WhatAmLemmy@lemmy.world 1 year ago
It’s evidence that we live in corporatocracies masquerading as “democracies”. The 0.1%, shielded by the liability protections of the corporations they own and armies of lobbyists, finance our politics, choose who ends up on the ballot, and shadow write most of our legislation and policies.
Trump is free because he is a part of that < 0.1%.
The Boeing execs who oversaw systemic fraud, lied to the FAA, and murdered 166 people ARE FREE AND RICH. Why? Because they are the 0.1%.
The IPCC hosts fossil fuelled climate summits in fossil fuel exporting countries, inviting fossil fuel corporations and lobbyists to attend — at a scientific conference about how to solve the crisis they created and profited from. Why? Because we live in corporatocracies.
fossphi@lemm.ee 1 year ago
I think this is a consequence of any (unregulated) capitalistic system in general. The system is founded on money, more money will give anyone more influence and power over the system
ininewcrow@lemmy.ca 1 year ago
It’s the subtle difference between a JUSTICE system and a LEGAL system.
One aims to maintain law and order in society in a fair and equal way regardless of one’s status or situation.
The other is a system gamed to benefit the richest and wealthiest individuals to get away with everything.
aberrate_junior_beatnik@midwest.social 1 year ago
At risk of sounding cringe, it’s evidence of one injustice system.
Schadrach@lemmy.sdf.org 1 year ago
Someone should look up the maximum sentence for what he’s been charged with.
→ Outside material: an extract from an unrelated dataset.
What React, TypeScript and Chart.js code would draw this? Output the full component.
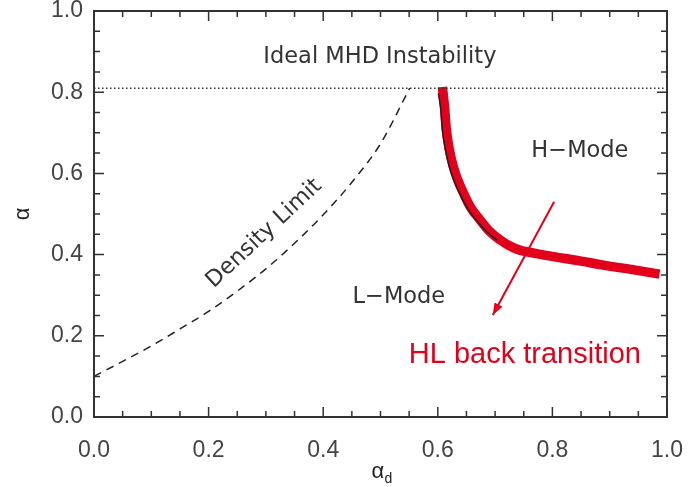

The current biggest hold-ups are not being able to make someone appear in multiple trials in different places simultaneously, and avoiding the appearance that the court is trying to interfere with an election.
You don’t want the court to not care about the appearance of interfering with elections, or else you’ll have the GoP trying to get Democrat politicians on dubious charges that they’ll definitely not be guilty of but will definitely bury them in scandal and prevent them from campaigning effectively.
deweydecibel@lemmy.world 1 year ago
For the record, Aaron Swartz never actually went to trial, nor was he “sentenced” to anything.
Federal prosecutors came after him with overzealous charges in an effort to make him accept a plea deal (they do that a lot), which he rejected. It would have gone to court where the feds would have had to justify the charges they were bringing.
But that never happened because he killed himself.
We don’t actually know how this all would have played out.
riodoro1@lemmy.world 1 year ago
The comment in OPs post is misleading but he did nevertheless kill himself because of the justice system trying to prosecute him for accessing science most likely funded by public money in the first place.
brbposting@sh.itjust.works 1 year ago
And will never know, selfishly speaking, the possible extent of his further contributions to society. Died at 26 after an incredible life already.
Besides his life, what else did they steal from us?
RIP Aaron
obinice@lemmy.world 1 year ago
Why are you censoring Donald Trump’s name? Is it a swear word now in your country?
We’re big girls here, we can take a little rude language, don’t worry :)
riodoro1@lemmy.world 1 year ago
I don’t know why but i just didn’t want to type that slur.